Palo Alto Networks (PANW) suffered a 13.5% drop in value in May as the company’s shares fell on news of a widening GAAP loss. The news caused investor sentiment to wane. The company’s financials, however, were mainly positive despite the recent slump in stock prices.
1. Revenue is Up 48% Year Over Year
Palo Alto’s fiscal Q3 report was released on May 26. The company posted $345.8 million in quarterly revenue, up 48% year over year. Revenue figures outpaced estimates by $9 million, pointing to strong growth.
Billings rose to $486.2 million, a 61% increase year over year.
2. Non-GAAP Earnings Rise
The company’s non-GAAP earnings came in at $38.5 million, up to $0.42 per share.
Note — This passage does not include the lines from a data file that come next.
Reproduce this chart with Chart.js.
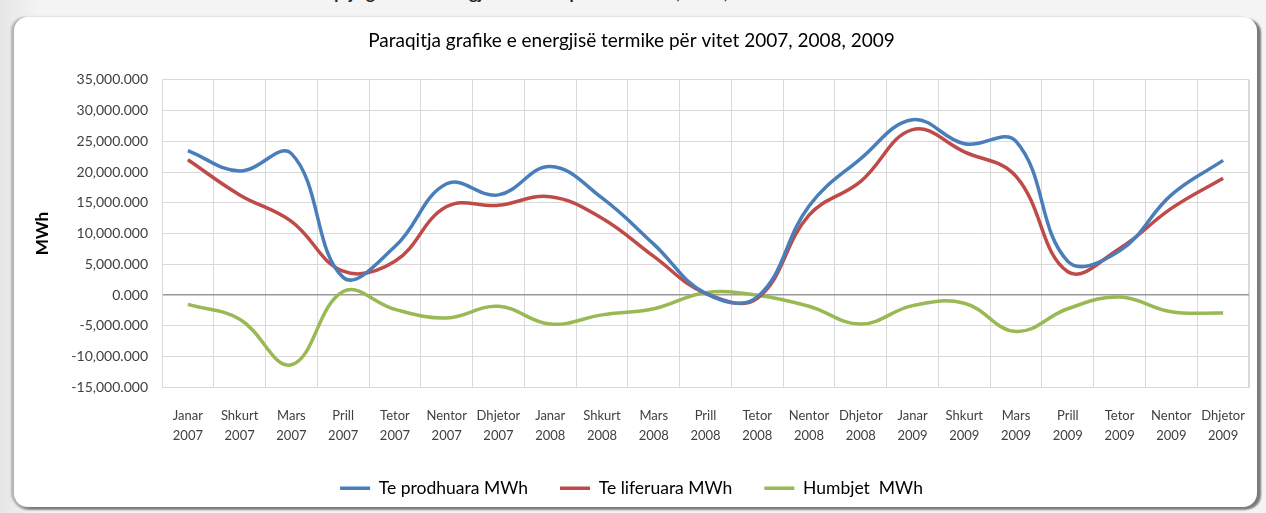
<!DOCTYPE html>
<html lang="sq">
<head>
  <meta charset="UTF-8" />
  <title>Energjia termike 2007-2009</title>
  <style>
    html, body {
      margin: 0;
      padding: 0;
      width: 1266px;
      height: 513px;
      overflow: hidden;
      background: linear-gradient(to right, #e6e6e6, #f4f4f4 40px, #f4f4f4);
      font-family: Lato, sans-serif;
    }
    .heading {
      position: absolute;
      left: 295px;
      top: -18px;
      font: bold 17px Lato, sans-serif;
      color: #222;
      white-space: nowrap;
    }
    .frame {
      position: absolute;
      left: 14px;
      top: 17px;
      width: 1243px;
      height: 490px;
      background: #fff;
      border-radius: 14px;
      box-shadow: 4px 2px 2px #7a7a7a, -3px 0 2px #b4b4b4, 0 3px 2px #9a9a9a;
    }
    #chart {
      position: absolute;
      left: 0;
      top: 0;
    }
  </style>
</head>
<body>
  <div class="heading">Paraqitja grafike e energjisë termike për vitet 2007, 2008, 2009</div>
  <div class="frame">
    <canvas id="chart" width="1243" height="490"></canvas>
  </div>

  <script src="https://cdn.jsdelivr.net/npm/chart.js"></script>
  <script>
    const months = ['Janar', 'Shkurt', 'Mars', 'Prill', 'Tetor', 'Nentor', 'Dhjetor',
                    'Janar', 'Shkurt', 'Mars', 'Prill', 'Tetor', 'Nentor', 'Dhjetor',
                    'Janar', 'Shkurt', 'Mars', 'Prill', 'Tetor', 'Nentor', 'Dhjetor'];
    const years = ['2007', '2007', '2007', '2007', '2007', '2007', '2007',
                   '2008', '2008', '2008', '2008', '2008', '2008', '2008',
                   '2009', '2009', '2009', '2009', '2009', '2009', '2009'];

    // vlerat ne mijera (axis shows 35,000.000 etc.)
    const prodhuara = [23500, 20200, 23000, 2900, 7900, 18100, 16300, 20900, 15800, 8300, 300, -300,
                       14500, 22200, 28500, 24600, 25000, 5500, 7200, 16300, 21900];
    const liferuara = [22000, 16300, 12000, 3900, 5500, 14400, 14600, 16000, 12500, 6300, 300, -500,
                       13000, 18500, 26900, 23300, 19300, 3800, 7600, 14100, 19000];
    const humbjet = [-1500, -3900, -11300, 600, -2300, -3700, -1800, -4700, -3200, -2200, 400, 0,
                     -1800, -4700, -1700, -1300, -5900, -2200, -300, -2700, -2900];

    const yTicks = [-15000, -10000, -5000, 0, 5000, 10000, 15000, 20000, 25000, 30000, 35000];

    const labels = months.map((m, i) => [m, years[i]]);

    function fmt(v) {
      return v.toLocaleString('en-US', { minimumFractionDigits: 3, maximumFractionDigits: 3 });
    }

    function line(label, data, color) {
      return {
        label,
        data,
        borderColor: color,
        backgroundColor: color,
        borderWidth: 3.5,
        pointRadius: 0,
        tension: 0.4,
        fill: false
      };
    }

    new Chart(document.getElementById('chart'), {
      type: 'line',
      data: {
        labels,
        datasets: [
          line('Te prodhuara MWh', prodhuara, '#4a7ebb'),
          line('Te liferuara MWh', liferuara, '#be4b48'),
          line('Humbjet  MWh', humbjet, '#98b954')
        ]
      },
      options: {
        responsive: false,
        animation: false,
        layout: { padding: { left: 0, right: 8, top: 0, bottom: 0 } },
        plugins: {
          title: {
            display: true,
            text: 'Paraqitja grafike e energjisë termike për vitet 2007, 2008, 2009',
            color: '#000',
            font: { family: 'Lato', size: 19, weight: 'normal' },
            padding: { top: 12, bottom: 28 }
          },
          legend: {
            position: 'bottom',
            labels: {
              usePointStyle: true,
              pointStyle: 'line',
              pointStyleWidth: 30,
              color: '#000',
              font: { family: 'Lato', size: 17.5 },
              padding: 32
            }
          },
          tooltip: { enabled: false }
        },
        scales: {
          x: {
            offset: true,
            grid: { offset: true, color: '#d9d9d9', drawTicks: false },
            border: { color: '#d9d9d9' },
            ticks: {
              color: '#404040',
              font: { family: 'Lato', size: 13, lineHeight: '20px' },
              padding: 18,
              maxRotation: 0,
              autoSkip: false
            },
            afterFit: s => { s.height = 60; s.paddingLeft = 0; s.paddingRight = 0; }
          },
          y: {
            min: -15000,
            max: 35000,
            afterBuildTicks: s => { s.ticks = yTicks.map(v => ({ value: v })); },
            grid: {
              color: c => (c.tick && c.tick.value === 0 ? '#9a9a9a' : '#d9d9d9'),
              lineWidth: c => (c.tick && c.tick.value === 0 ? 1.5 : 1),
              drawTicks: false
            },
            border: { color: '#d9d9d9' },
            ticks: {
              color: '#404040',
              font: { family: 'Lato', size: 14 },
              padding: 14,
              callback: v => fmt(v)
            },
            title: {
              display: true,
              text: 'MWh',
              color: '#000',
              font: { family: 'Lato', size: 17, weight: 'bold' },
              padding: { top: 18, bottom: 0 }
            },
            afterFit: s => { s.width = 148; }
          }
        }
      },
      plugins: [{
        id: 'rightBorder',
        afterDraw(chart) {
          const a = chart.chartArea, ctx = chart.ctx;
          ctx.save();
          ctx.strokeStyle = '#d9d9d9';
          ctx.lineWidth = 1;
          ctx.beginPath();
          ctx.moveTo(a.right + 0.5, a.top);
          ctx.lineTo(a.right + 0.5, a.bottom);
          ctx.stroke();
          ctx.restore();
        }
      }]
    });
  </script>
</body>
</html>
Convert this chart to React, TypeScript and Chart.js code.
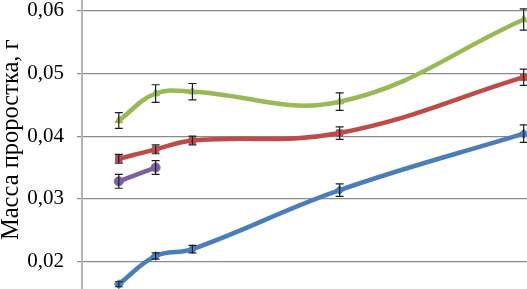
import React, { useEffect, useRef } from "react";
import { Chart, registerables } from "chart.js";

Chart.register(...registerables);

const days = [1, 2, 3, 7, 12];
const blueValues = [0.0164, 0.0209, 0.022, 0.0314, 0.0404];
const blueErrors = [0.0004, 0.0005, 0.0006, 0.001, 0.0014];
const redValues = [0.0364, 0.0379, 0.0393, 0.0405, 0.0494];
const redErrors = [0.0007, 0.0007, 0.0007, 0.001, 0.0013];
const greenValues = [0.0425, 0.0468, 0.0471, 0.0455, 0.0586];
const greenErrors = [0.00125, 0.0014, 0.0013, 0.0014, 0.0017];
const purpleDays = [1, 2];
const purpleValues = [0.0328, 0.035];
const purpleErrors = [0.0011, 0.0011];
const yTitle = "Масса проростка, г";

const toPoints = (xs: number[], ys: number[]) => ys.map((y, i) => ({ x: xs[i], y }));

const errorBarPlugin = {
  id: "errorBars",
  afterDatasetsDraw(chart: any) {
    const ctx = chart.ctx;
    const xs = chart.scales.x;
    const ys = chart.scales.y;
    ctx.save();
    ctx.strokeStyle = "#1c1c2c";
    ctx.lineWidth = 1.2;
    chart.data.datasets.forEach((ds: any) => {
      const errs: number[] = ds.errors || [];
      ds.data.forEach((p: any, i: number) => {
        const e = errs[i];
        if (!e) return;
        const px = xs.getPixelForValue(p.x);
        const top = ys.getPixelForValue(p.y + e);
        const bot = ys.getPixelForValue(p.y - e);
        ctx.beginPath();
        ctx.moveTo(px, top);
        ctx.lineTo(px, bot);
        ctx.moveTo(px - 4, top);
        ctx.lineTo(px + 4, top);
        ctx.moveTo(px - 4, bot);
        ctx.lineTo(px + 4, bot);
        ctx.stroke();
      });
    });
    ctx.restore();
  },
};

export default function App() {
  const ref = useRef<HTMLCanvasElement>(null);
  useEffect(() => {
    if (!ref.current) return;
    const mk = (label: string, xs: number[], ys: number[], errs: number[], color: string, style: string) => ({
      label,
      data: toPoints(xs, ys),
      errors: errs,
      borderColor: color,
      backgroundColor: color,
      borderWidth: 4.5,
      pointStyle: style,
      pointRadius: 4.5,
      pointBorderWidth: 1,
      tension: 0.4,
      fill: false,
    });
    const chart = new Chart(ref.current, {
      type: "line",
      data: {
        datasets: [
          mk("blue", days, blueValues, blueErrors, "#4a7ebb", "rectRot"),
          mk("red", days, redValues, redErrors, "#be4b48", "rect"),
          mk("green", days, greenValues, greenErrors, "#98b954", "triangle"),
          mk("purple", purpleDays, purpleValues, purpleErrors, "#7d60a0", "circle"),
        ] as any,
      },
      options: {
        animation: false,
        responsive: false,
        maintainAspectRatio: false,
        layout: { padding: { top: 30, left: 0, right: 0, bottom: 0 } },
        plugins: { legend: { display: false }, tooltip: { enabled: false } },
        scales: {
          x: {
            type: "linear",
            min: 0,
            max: 13,
            ticks: { display: false },
            grid: { display: false },
            border: { display: false },
            afterFit: (s: any) => {
              s.height = 10;
            },
          },
          y: {
            min: 0.01,
            max: 0.06888,
            ticks: {
              stepSize: 0.01,
              padding: 13,
              color: "#000",
              font: { family: "'Liberation Serif', 'Times New Roman', serif", size: 21 },
              callback: (v: any) => Number(v).toFixed(2).replace(".", ","),
            },
            grid: { color: "#8a8a8a", lineWidth: 1.2, tickLength: 5 },
            border: { color: "#b4b4b4", width: 2 },
            title: {
              display: true,
              text: yTitle,
              color: "#000",
              padding: { top: 0, bottom: 0 },
              font: { family: "'Liberation Serif', 'Times New Roman', serif", size: 24.5, lineHeight: 0.95 },
            },
            afterFit: (s: any) => {
              s.width = 82;
            },
          },
        },
      } as any,
      plugins: [errorBarPlugin],
    });
    return () => chart.destroy();
  }, []);
  return (
    <div
      style={{
        position: "fixed",
        left: 0,
        top: 0,
        width: 527,
        height: 289,
        overflow: "hidden",
        background: "#fff",
      }}
    >
      <canvas
        ref={ref}
        width={566}
        height={425}
        style={{ position: "absolute", left: 0, top: -75, width: 566, height: 425 }}
      />
    </div>
  );
}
The figure is a sharp increase from a year ago when the company had non-GAAP earnings per share of $0.23. The company’s figures were aligned with what analysts expected from the company.
3. GAAP Loss Widens
The main factor for the company’s stock price slumping is that on a GAAP basis, the company is bleeding money. On a GAAP basis, the company posted a $70.2 million loss on the quarter, up from a $45.9 million loss during the same quarter a year prior.
Stock-based compensation is a major driver behind the company’s widening GAAP.
4. Guidance Figures Give Investors Slim Hope
Guidance figures for the company match analyst expectations. The company projects revenue of $386 million and $390 million for fiscal Q4 2016. Non-GAAP EPS is estimated between $0.48 and $0.50.
The positive figures are below what investors were hoping for on the quarter.
Positive cash flow isn’t enough to bring investor sentiment for the company higher. The company trades at 10 times its trailing 12-month sales and stock-based compensation, and deferred revenue balances are a major concern going forward.
Rapid growth is a necessity for the company in an effort to boost investor sentiment.